Theaterstück „Looslis Kinder“:
Das sehr gut inszeniertes Stück mit fantastischen Kindern, Jugendlichen und Profi-Schauspielern begeisterte durch die ausgezeichnete Textvorlage des Schriftstellers und Theaterautors, Hansjörg Schneider. Zusammen mit der Regisseurin, Liliane Heimberg, wurden überzeugend und gekonnt verkürzt die beiden Bände der Anthologie Anstaltsleben und Administrativjustiz von C.A.Lossli in Szene gesetzt. Die Inszenierung machte eine damals übliche beängstigend, brutale, Erziehungsmethode deutlich, wo Kinder gebrochen wurden. Es wäre dem Werk zu gönnen, wenn auch andere Schweizer Städte oder deutsche Theater dieses Stück und diese Thematik zur Aufführung brächten.

Neustes Werk:
Hansjörg Schneider: Nilpferde unter dem Haus; Roman, 224 Seiten, April 2012, ISBN 978-3-257-06807-8.

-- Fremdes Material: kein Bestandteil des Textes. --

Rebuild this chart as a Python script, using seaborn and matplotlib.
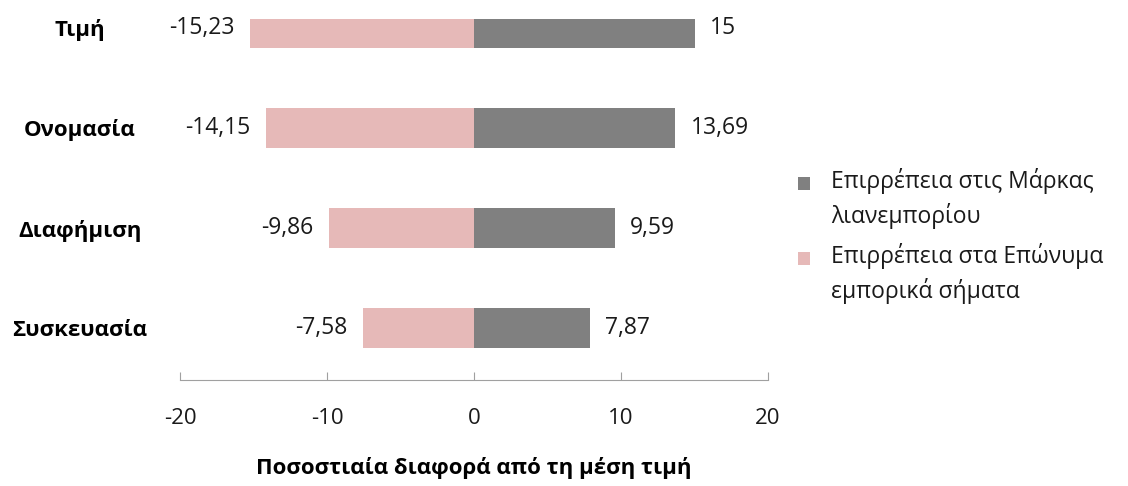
import pandas as pd
import numpy as np
import matplotlib
matplotlib.use('Agg')
import matplotlib.pyplot as plt
from matplotlib.patches import Rectangle
from matplotlib.legend_handler import HandlerPatch
import seaborn as sns

# δεδομένα
categories = ['Τιμή', 'Ονομασία', 'Διαφήμιση', 'Συσκευασία']
retail = [15, 13.69, 9.59, 7.87]           # Επιρρέπεια στις Μάρκες λιανεμπορίου
branded = [-15.23, -14.15, -9.86, -7.58]   # Επιρρέπεια στα Επώνυμα εμπορικά σήματα
series_names = ['Επιρρέπεια στις Μάρκας\nλιανεμπορίου',
                'Επιρρέπεια στα Επώνυμα\nεμπορικά σήματα']
colors = ['#808080', '#E6B9B8']

df = pd.DataFrame({
    'cat': categories * 2,
    'value': retail + branded,
    'series': [series_names[0]] * 4 + [series_names[1]] * 4,
})

sns.set_style('white')
plt.rcParams['font.family'] = ['Open Sans', 'DejaVu Sans']
plt.rcParams['axes.unicode_minus'] = False

fig = plt.figure(figsize=(11.28, 4.86), dpi=100)
ax = fig.add_axes([180 / 1128, 1 - 380 / 486, 588 / 1128, 361 / 486])

sns.barplot(data=df, y='cat', x='value', hue='series', dodge=False,
            palette=colors, width=0.4, orient='h', ax=ax, saturation=1,
            linewidth=0)

# ετικέτες τιμών
for cont in ax.containers:
    for bar in cont:
        v = bar.get_width()
        yc = bar.get_y() + bar.get_height() / 2
        txt = f'{v:g}'.replace('.', ',')
        if v >= 0:
            ax.annotate(txt, (v, yc), xytext=(11, 0), textcoords='offset points',
                        ha='left', va='center', fontsize=16.5, color='#1a1a1a')
        else:
            ax.annotate(txt, (v, yc), xytext=(-11, 0), textcoords='offset points',
                        ha='right', va='center', fontsize=16.5, color='#1a1a1a')

ax.set_xlim(-20, 20)
ax.set_ylim(3.52, -0.09)
ax.set_xticks([-20, -10, 0, 10, 20])
ax.tick_params(axis='x', direction='in', length=6, color='#A0A0A0',
               labelsize=16, pad=20, bottom=True, labelcolor='#1a1a1a')
ax.tick_params(axis='y', length=0, pad=72, labelsize=16, labelcolor='#000000')
for lab in ax.get_yticklabels():
    lab.set_horizontalalignment('center')
    lab.set_fontweight('bold')

for s in ['top', 'right', 'left']:
    ax.spines[s].set_visible(False)
ax.spines['bottom'].set_color('#A0A0A0')

ax.set_ylabel('')
ax.set_xlabel('Ποσοστιαία διαφορά από τη μέση τιμή', fontsize=16,
              fontweight='bold', labelpad=20, color='#000000')


# τετράγωνο υπομνήματος στην πρώτη γραμμή του κειμένου
def square_top(legend, orig_handle, xdescent, ydescent, width, height, fontsize):
    s = width
    return Rectangle((-xdescent, -ydescent + height - s + 0.05 * fontsize), s, s)


handles, labels = ax.get_legend_handles_labels()
leg = ax.legend(handles, labels, loc='center left', bbox_to_anchor=(777 / 1128, 1 - 236 / 486),
                bbox_transform=fig.transFigure, frameon=False, fontsize=16.5,
                handlelength=0.55, handleheight=2.6, handletextpad=0.9, labelspacing=0.6,
                handler_map={Rectangle: HandlerPatch(patch_func=square_top)})
for t in leg.get_texts():
    t.set_linespacing(1.45)
    t.set_color('#1a1a1a')

fig.savefig('out.png', dpi=100)
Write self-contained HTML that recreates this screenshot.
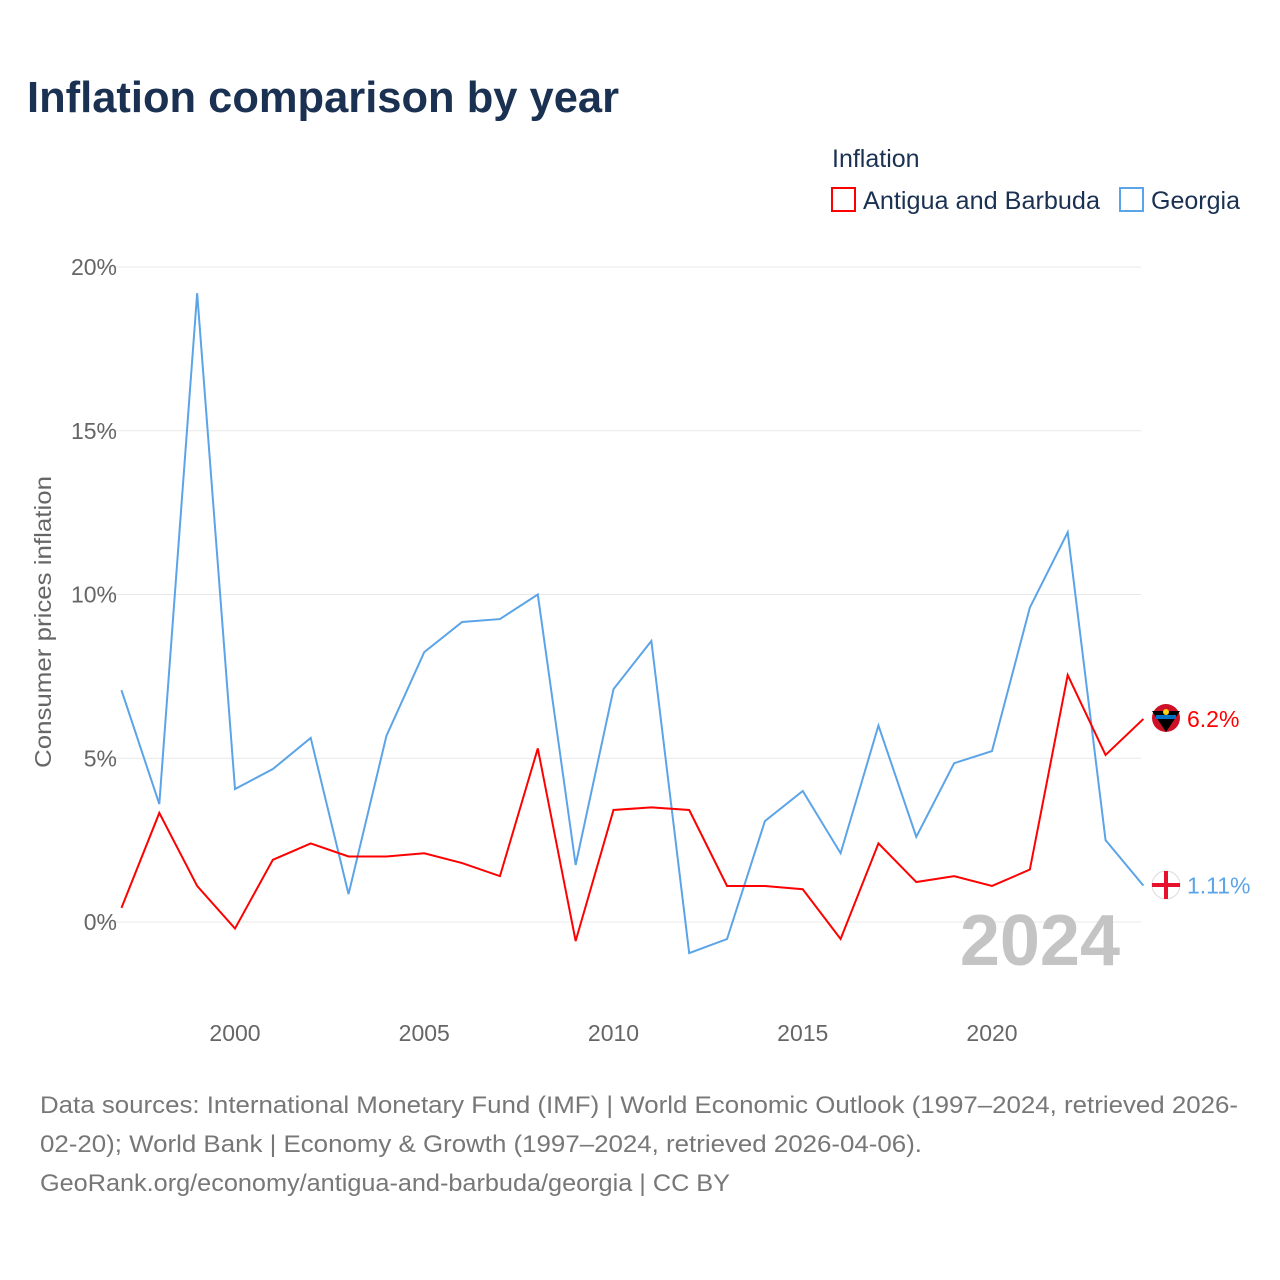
<!DOCTYPE html>
<html><head><meta charset="utf-8"><style>
body{margin:0;background:#fff;width:1280px;height:1280px;overflow:hidden;font-family:"Liberation Sans",sans-serif}
</style></head><body>
<svg width="1280" height="1280" style="position:absolute;left:0;top:0">
<text x="27" y="112" font-size="44" font-weight="bold" fill="#1a3152" textLength="592" lengthAdjust="spacingAndGlyphs">Inflation comparison by year</text>
<text x="832" y="167" font-size="25" fill="#1a3152">Inflation</text>
<g><rect x="832" y="188" width="23" height="23" fill="none" stroke="#ff0000" stroke-width="2"/><text x="863" y="209" font-size="25" fill="#1a3152" textLength="237" lengthAdjust="spacingAndGlyphs">Antigua and Barbuda</text></g>
<g><rect x="1120" y="188" width="23" height="23" fill="none" stroke="#5ba4e8" stroke-width="2"/><text x="1151" y="209" font-size="25" fill="#1a3152" textLength="89" lengthAdjust="spacingAndGlyphs">Georgia</text></g>
<text transform="translate(51,622) rotate(-90)" text-anchor="middle" font-size="23" fill="#666" textLength="292" lengthAdjust="spacingAndGlyphs">Consumer prices inflation</text>
<g id="grid"></g><g id="xt"></g>
<text x="1120" y="965" text-anchor="end" font-size="72" font-weight="bold" fill="#c4c4c4">2024</text>
<g id="lines"></g>
<g><circle cx="1166" cy="718" r="14" fill="#ce1126"/><path d="M1152 711 L1180 711 L1166 732 Z" fill="#000"/><rect x="1156" y="715" width="20" height="4" fill="#0072c6"/><circle cx="1166" cy="712" r="3" fill="#fcd116"/></g>
<g><circle cx="1166" cy="885" r="14" fill="#fff" stroke="#ddd"/><rect x="1164" y="871" width="4" height="28" fill="#e8112d"/><rect x="1152" y="883" width="28" height="4" fill="#e8112d"/></g>
<text x="40" y="1113" font-size="24" fill="#777" textLength="1198" lengthAdjust="spacingAndGlyphs">Data sources: International Monetary Fund (IMF) | World Economic Outlook (1997–2024, retrieved 2026-</text>
<text x="40" y="1152" font-size="24" fill="#777" textLength="882" lengthAdjust="spacingAndGlyphs">02-20); World Bank | Economy &amp; Growth (1997–2024, retrieved 2026-04-06).</text>
<text x="40" y="1191" font-size="24" fill="#777" textLength="690" lengthAdjust="spacingAndGlyphs">GeoRank.org/economy/antigua-and-barbuda/georgia | CC BY</text>
</svg>
<script>
const years=[1997,1998,1999,2000,2001,2002,2003,2004,2005,2006,2007,2008,2009,2010,2011,2012,2013,2014,2015,2016,2017,2018,2019,2020,2021,2022,2023,2024];
const georgia=[7.08,3.6,19.2,4.06,4.67,5.62,0.85,5.68,8.24,9.16,9.25,10.0,1.74,7.11,8.58,-0.95,-0.52,3.08,4.0,2.1,6.0,2.6,4.85,5.22,9.6,11.9,2.5,1.11];
const antigua=[0.43,3.33,1.1,-0.2,1.9,2.4,2.0,2.0,2.1,1.8,1.4,5.3,-0.58,3.42,3.5,3.42,1.1,1.1,1.0,-0.52,2.4,1.22,1.4,1.1,1.6,7.54,5.1,6.2];
const yTicks=[0,5,10,15,20];
const xTicks=[2000,2005,2010,2015,2020];
const NS="http://www.w3.org/2000/svg";
const X=v=>235+(v-2000)*37.85, Y=v=>922-v*32.75;
function mk(t,a,p){const e=document.createElementNS(NS,t);for(const k in a)e.setAttribute(k,a[k]);p.appendChild(e);return e;}
const g=document.getElementById('grid');
yTicks.forEach(t=>{const l=mk('line',{x1:100,x2:1141,y1:Y(t),y2:Y(t),stroke:'#e8e8e8'},g);


const tx=mk('text',{x:117,y:Y(t)+8,'text-anchor':'end','font-size':23,fill:'#666'},g);tx.textContent=t+'%';

});
const xt=document.getElementById('xt');
xTicks.forEach(t=>{const tx=mk('text',{x:X(t),y:1041,'text-anchor':'middle','font-size':23,fill:'#666'},xt);tx.textContent=t;

});
const L=document.getElementById('lines');
function line(vals,col,name,lab){const p=mk('polyline',{points:vals.map((v,i)=>X(years[i])+','+Y(v)).join(' '),fill:'none',stroke:col,'stroke-width':2},L);


const last=vals[vals.length-1];
const t=mk('text',{x:1187,y:Y(last)+8,'font-size':23,fill:col},L);t.textContent=lab;

}
line(georgia,'#5ba4e8','georgia-line',georgia[georgia.length-1]+'%');
line(antigua,'#ff0000','antigua-line',antigua[antigua.length-1]+'%');
</script>
</body></html>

Über einen Zeitraum von zehn Jahren hinweg hat Hansjörg Schneider Tagebuch geführt. Er notiert Lektüren, Begegnungen, Projekte. Er hält die Glücksmomente fest, die der Tag bringt, und die Alpträume, die ihn in der Nacht heimsuchen. Und immer wieder führt er aus der Gegenwart zurück in die Vergangenheit, die ihn nicht loslässt: seine Jugend im sinnenfeindlichen Mief der fünfziger und sechziger Jahre, die unmenschliche Enge der damaligen Gesellschaft, die tägliche Gewalt, den Drill in der Erziehung, das Leiden unter einem verständnislosen Vater. In der direkten, klaren Sprache protokolliert Hansjörg Schneider sein Leben, seine Ehe, die Theaterwelt, die Möchtegerns und seine Hassliebe zu einer in vielen Bereichen immer noch rückständigen Schweiz.